Lorsqu’elle se décida à parler, un seul de ses signes figea tout le monde, aussi bien les hommes que les animaux. Son aura, sa passion, sa domination, son autorité sur cet univers malgré toutes ces épreuves mais surtout son recul et son contrôle faisaient d’elle une personne au-dessus de tous les éloges. Elle entama alors cet incroyable sermon :

« Louange à Allah à qui nous dédions toutes nos prières et que la bénédiction soit sur mon père, Muhammad (saww), et sur sa descendance immaculée »

Janabe Zaynab (saww) utilise le mot « père pour parler du Prophète (saww). Elle n’utilise pas le mot « grand-père » uniquement pour que la foule prenne conscience de sa proximité avec le Prophète (saww). Elle montrait ainsi que tous les prisonniers qui l’accompagnaient étaient la descendance du Prophète (saww.) Elle poursuivit :

« Ô peuple de Kufa, ô peuple de la duperie et de la trahison, vous vous lamentez pour nous ! Que jamais ne tarissent vos larmes, que jamais ne se taisent vos supplications. Vous êtes semblables à celle qui défait le fil de son fuseau après l'avoir solidement tordu. Vous avez cru au Saint Prophète (saww) mais vous avez vous-même trahi votre engagement. Car, vous considérez vos serments comme un sujet d’injure entre vous. Il n’y a parmi vous que des courtisans, vaniteux, vicieux, orgueilleux et cruels. En réalité, vos agissements ne relèvent que de la flatterie de servantes à maîtresses et vous médisez en cachette comme des ennemis. Vous êtes telle une végétation sur un marécage, une prairie sur un fumier, un ornement d’argent sur un tombeau. Vos paroles sont pleines d’éclats mais vos actes sont détestables. Le mal que vous avez commis causera votre perdition et certainement le courroux d’Allah s’abattra sur vous et vous demeurerez éternellement dans le châtiment.

Vous pleurez alors que vous avez décimé de vos propres mains nos bien-aimés. Pourquoi donc gémissez-vous ? Par Allah, vous devriez pleurez abondamment et rire peu. Par ce crime et votre trahison vous ne récolterez que disgrâce et discrédit. Jamais vous ne vous débarrasserez de cette souillure. Jamais vous ne parviendrez jamais à laver cet affront : celui de l’assassinat du fils du Sceau des Prophètes (saww), le chef de la jeunesse du paradis, le refuge des meilleurs d’entre vous, l’espoir de ceux qui vivent dans l’oppression, le phare des preuves d’Allah et le guide de la Sunna.
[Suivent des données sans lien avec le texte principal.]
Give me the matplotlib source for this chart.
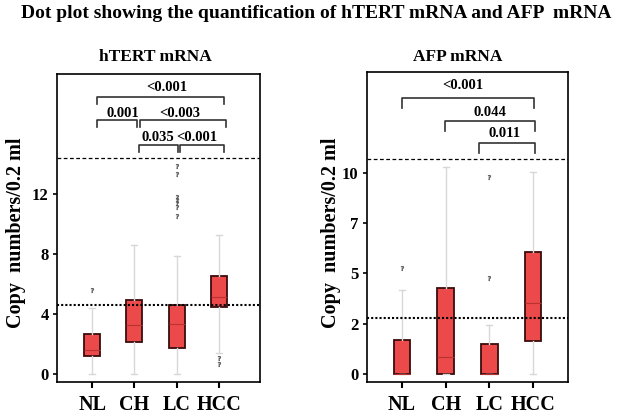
"""Box plots of hTERT and AFP mRNA copy numbers by patient group."""

import matplotlib

matplotlib.use("Agg")

import matplotlib.pyplot as plt  # noqa: E402

plt.rcParams["font.family"] = ["Liberation Serif", "DejaVu Serif"]
plt.rcParams["font.weight"] = "bold"

# Groups
groups = ["NL", "CH", "LC", "HCC"]

# hTERT mRNA box statistics
htert_q1 = [1.2, 2.13, 1.73, 4.47]
htert_med = [1.6, 3.27, 3.33, 5.13]
htert_q3 = [2.67, 4.93, 4.6, 6.53]
htert_whislo = [0.0, 0.0, 0.0, 1.4]
htert_whishi = [4.4, 8.6, 7.87, 9.27]
htert_fliers = [[5.6], [], [13.87, 13.33, 11.8, 11.6, 11.4, 11.13, 10.53], [1.07, 0.67]]
htert_cutoff = 4.6
htert_upper = 14.4
htert_ticks = [0, 4, 8, 12]
htert_ticklabels = ["0", "4", "8", "12"]

# AFP mRNA box statistics
afp_q1 = [0.0, 0.0, 0.0, 1.64]
afp_med = [0.0, 0.85, 0.0, 3.53]
afp_q3 = [1.7, 4.28, 1.5, 6.07]
afp_whislo = [0.0, 0.0, 0.0, 0.0]
afp_whishi = [4.18, 10.3, 2.44, 10.05]
afp_fliers = [[5.27], [], [9.8, 4.78], []]
afp_cutoff = 2.79
afp_upper = 10.7
afp_ticks = [0, 2.5, 5, 7.5, 10]
afp_ticklabels = ["0", "2", "5", "7", "10"]

# Significance brackets: (x start, x end, y, label, label x, label y)
htert_sig = [
    (1.12, 4.12, 18.47, "<0.001", 2.77, 19.07),
    (1.12, 2.06, 16.93, "0.001", 1.73, 17.4),
    (2.13, 4.17, 16.93, "<0.003", 3.08, 17.4),
    (2.11, 3.03, 15.27, "0.035", 2.56, 15.8),
    (3.08, 4.12, 15.27, "<0.001", 3.48, 15.8),
]
afp_sig = [
    (1.0, 4.02, 13.73, "<0.001", 2.40, 14.33),
    (1.98, 4.05, 12.59, "0.044", 3.02, 12.99),
    (2.76, 4.05, 11.49, "0.011", 3.34, 11.94),
]

_BOX = "#ec4a4a"
_EDGE = "#3a0c0c"
_WHISK = "#d8d8d8"
_BRACKET = "#333333"


def draw_panel(ax, q1, med, q3, wlo, whi, fliers, cutoff, upper,
               ticks, ticklabels, sig, drop, ylim, xlim):
    stats = []
    for i, g in enumerate(groups):
        stats.append({
            "label": g, "q1": q1[i], "med": med[i], "q3": q3[i],
            "whislo": wlo[i], "whishi": whi[i], "fliers": fliers[i],
        })
    ax.bxp(
        stats, positions=range(1, len(groups) + 1), widths=0.38,
        capwidths=0.14, patch_artist=True, showfliers=True,
        boxprops=dict(facecolor=_BOX, edgecolor=_EDGE, linewidth=1.3),
        medianprops=dict(color="#b83232", linewidth=0.8),
        whiskerprops=dict(color=_WHISK, linewidth=1),
        capprops=dict(color=_WHISK, linewidth=1),
        flierprops=dict(marker="$?$", markersize=3.5, markeredgewidth=0.2,
                        markerfacecolor="#555555", markeredgecolor="#555555"),
        zorder=3,
    )
    ax.axhline(upper, color="black", linestyle=(0, (3, 2)), linewidth=0.9)
    ax.axhline(cutoff, color="black", linestyle=(0, (1, 1)), linewidth=1.5,
               zorder=4)

    for x0, x1, y, label, tx, ty in sig:
        ax.plot([x0, x0, x1, x1], [y - drop, y, y, y - drop],
                color=_BRACKET, linewidth=1.2, clip_on=False)
        ax.text(tx, ty, label, ha="center", va="center",
                fontsize=10.5, fontweight="bold")

    ax.set_xlim(*xlim)
    ax.set_ylim(*ylim)
    ax.set_yticks(ticks)
    ax.set_yticklabels(ticklabels, fontsize=12, fontweight="bold")
    ax.set_xticks(range(1, len(groups) + 1))
    ax.set_xticklabels(groups, fontsize=14.5, fontweight="bold")
    ax.tick_params(axis="y", length=3, width=1.2, pad=3)
    ax.tick_params(axis="x", length=4, width=1.5, pad=5)
    for sp in ax.spines.values():
        sp.set_color("black")
        sp.set_linewidth(1.2)


fig = plt.figure(figsize=(6.29, 4.16), dpi=100, facecolor="white")
ax1 = fig.add_axes([57 / 629, 1 - 382 / 416, 203 / 629, 308 / 416])
ax2 = fig.add_axes([367 / 629, 1 - 382 / 416, 201 / 629, 310 / 416])

draw_panel(ax1, htert_q1, htert_med, htert_q3, htert_whislo, htert_whishi,
           htert_fliers, htert_cutoff, htert_upper, htert_ticks,
           htert_ticklabels, htert_sig, 0.45, (-0.53, 20.0), (0.17, 4.97))
draw_panel(ax2, afp_q1, afp_med, afp_q3, afp_whislo, afp_whishi,
           afp_fliers, afp_cutoff, afp_upper, afp_ticks,
           afp_ticklabels, afp_sig, 0.5, (-0.4, 15.0), (0.2, 4.8))

fig.text(0.502, 1 - 14 / 416,
         "Dot plot showing the quantification of hTERT mRNA and AFP  mRNA",
         ha="center", va="center", fontsize=14, fontweight="bold")
fig.text(155 / 629, 1 - 57 / 416, "hTERT mRNA", ha="center", va="center",
         fontsize=12.5, fontweight="bold")
fig.text(458 / 629, 1 - 57 / 416, "AFP mRNA", ha="center", va="center",
         fontsize=12.5, fontweight="bold")
for xpix in (16, 331):
    fig.text(xpix / 629, 1 - 232.5 / 416, "Copy  numbers/0.2 ml",
             rotation=90, ha="center", va="center",
             fontsize=14.5, fontweight="bold")

fig.savefig("out.png", dpi=100, facecolor="white")
plt.close(fig)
Qu’Allah vous châtie pour votre horrible méfait.

Désormais vos efforts seront vains, vos mains vont se flétrir, vos transactions vous conduiront à votre chute. Vous encourez la punition d’Allah et vous serez très certainement condamnés à la disgrâce et à l’humiliation.

Ô peuple de Kufa ! Soyez maudits ! Savez-vous quel être chéri du Prophète vous avez mis à mort et les voiles de quelles femmes vous avez offensé ? Savez-vous le sang de qui vous avez répandu et quel tabou vous avez transgressé ? La gravité de votre péché pourrait fendre les cieux, diviser la terre et réduire en poussière les montagnes. Vous avez commis un acte innommable. Il ne serait point étonnant de voir se déverser sur vous une pluie de sang et votre rétribution sera une torture encore plus terrible. Personne ne trouvera assistance et méfiez-vous, il n’y a ni répit ni sursis. Dieu ne se presse pas pour punir et Allah ne craint pas la vengeance. En vérité, votre Seigneur est à l’affût. »

L’Imam Sajjad (as) dit alors :

« Ô ma tante ! Soyez patiente. Ceux qui demeurent doivent apprendre de ceux qui les ont précédés. Par la grâce d’Allah vous êtes instruite sans avoir été enseignée. Les larmes et le chagrin ne ramèneront pas ceux qui ne sont plus de ce monde. »

Après cela, Imam Sajjad (as) tenta de s’adresser à la foule. Mais redoutant l’impact de l’éloquence de notre Imam (as), les militaires, dans le but de perturber son discours, amenèrent les têtes des martyrs et les levèrent au-dessus de la foule. La population commença à pleurer et leurs cris résonnèrent dans l’air. La tête d’Imam Hussayn (as) précédait celle des autres et tous ceux qui la voyaient, furent en larme. Voyant la tête bénie de son père, Imam As’Sajjad (as) sanglota et interrompit son sermon.